Depron is a type of foam that's popular with remote controlled aeroplane pilots because of its easy workability and light weight. Airplanes made of Depron are capable of amazing acrobatic flight, or of soaring on thermal updrafts for hours at a time. Once you've built your model, there's often a desire to personalise it with paint. However, the solvents in some paint can melt Depron, ruining your hard modelling work; so part of the painting process is choosing and testing a water-based paint that won't destroy your aeroplane in the process of covering it. Once you've found your paint, though, it's just a matter of applying your imagination to the foam with a few thin layers of spray.
- Skill level:
Things you need
- Lightweight spackle
- Putty knife
- Water-based spray paint
- Scrap foam
- Painter's tape and paper
Cover your work area with a layer of newspaper to prevent getting paint where you don't want it. Place the separate parts of your Depron foam aeroplane on the work surface with a piece of scrap foam for testing the paint on.

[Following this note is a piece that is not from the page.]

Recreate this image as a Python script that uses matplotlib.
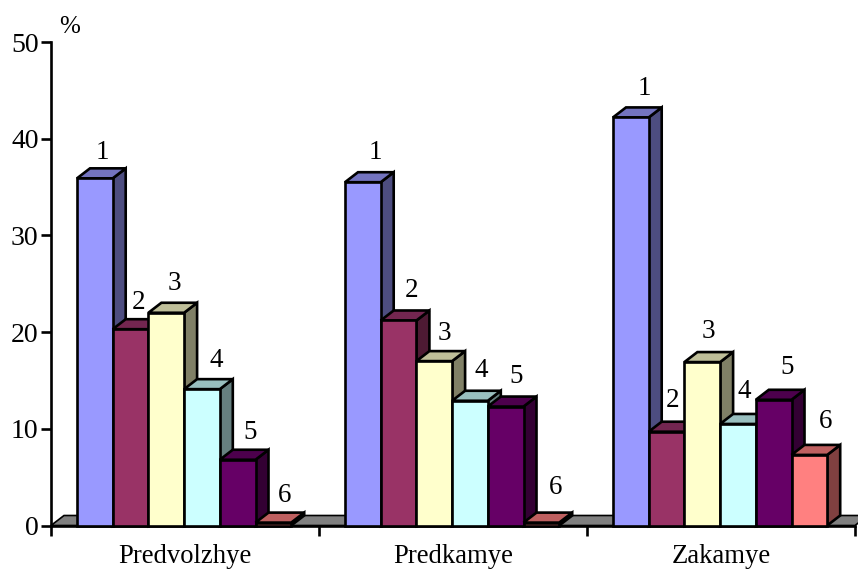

Sand the surface of the foam using 220-grit sandpaper. Fill any holes in the foam with lightweight spackle using a small putty knife. Allow the spackle to dry for an hour, then sand smooth and level with the plane's surface. Wipe the surface with a clean cloth.

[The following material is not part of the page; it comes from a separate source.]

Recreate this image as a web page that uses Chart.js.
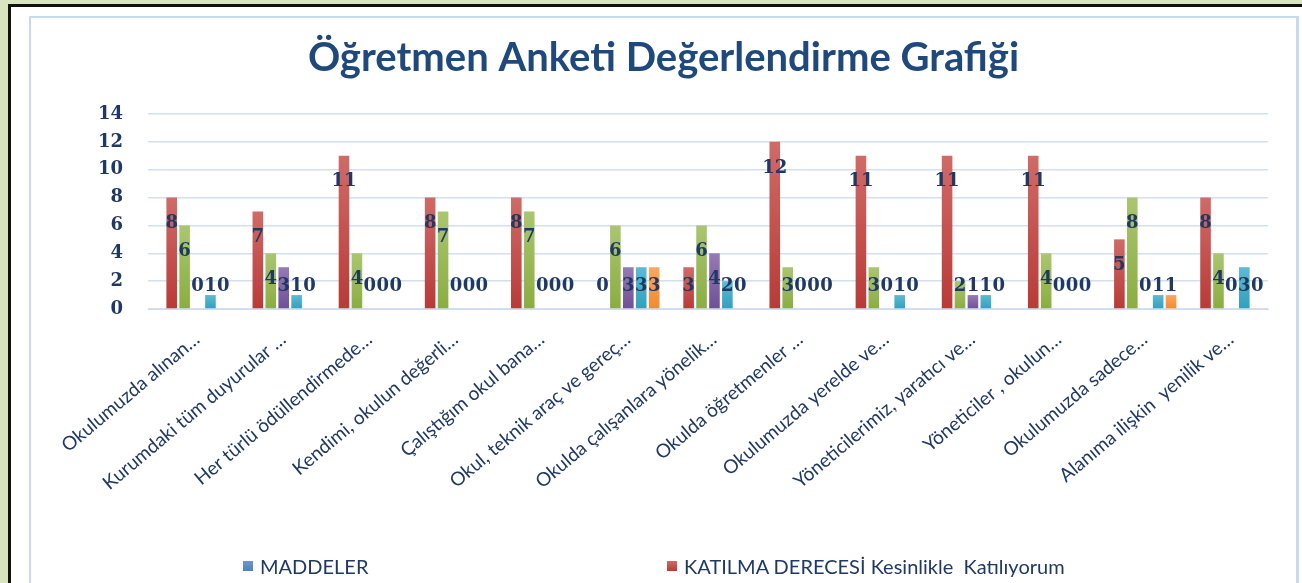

Shake a can of water-based spray paint vigorously to mix the contents. Aim the nozzle of the can towards the scrap foam, about 12-inches from the foam surface. Lightly press down on the spray paint can's nozzle to start the flow of paint. Cover the scrap foam in a light layer of paint moving the flow of paint over the surface of the foam using a back and forth motion. Release the nozzle when finished.

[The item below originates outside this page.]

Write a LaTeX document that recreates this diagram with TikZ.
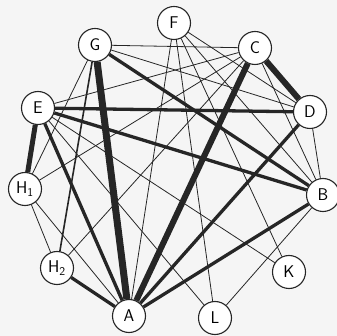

Allow the paint on the foam scrap to dry for two hours, checking it occasionally for any signs of decomposition from any chemicals contained in the spray paint. If the foam appears as though it's melting, try a different brand of paint on a separate foam scrap. If the paint appears normal, then continue with painting your aeroplane.
Draw out the design you want on your aeroplane on a piece of paper. Use a base colour for your design that will cover most of the plane's surface, with secondary colours where desired. For detailed symbols, or lettering, plan for the use of decals instead of paint.
Cover any areas of the plane slated for secondary colours with painter's tape and paper to avoid painting them with the primary plane colour.
Apply the primary colour to the plane, using the same back and forth motion to get an even covering you used on the scrap foam. Keep the layers light to avoid pooling or sags in the paint. Use two light layers to build up the paint coating for more translucent colours, rather than a single heavy paint layer.
Allow the primary paint colour time to dry. Overnight is usually a sufficient drying time.
Remove the tape from the secondary areas. Apply new strips of tape and paper over the primary colour. Paint the secondary areas the chosen colour with the same painting process. Allow this secondary paint colour time to dry completely as well before removing tape from the plane surface.
Reassemble your painted plane.
Tips and warnings
- Use an airbrush if available rather than spray paint for more control over your painting.
- Open windows and doors leading to your work area to provide increased ventilation.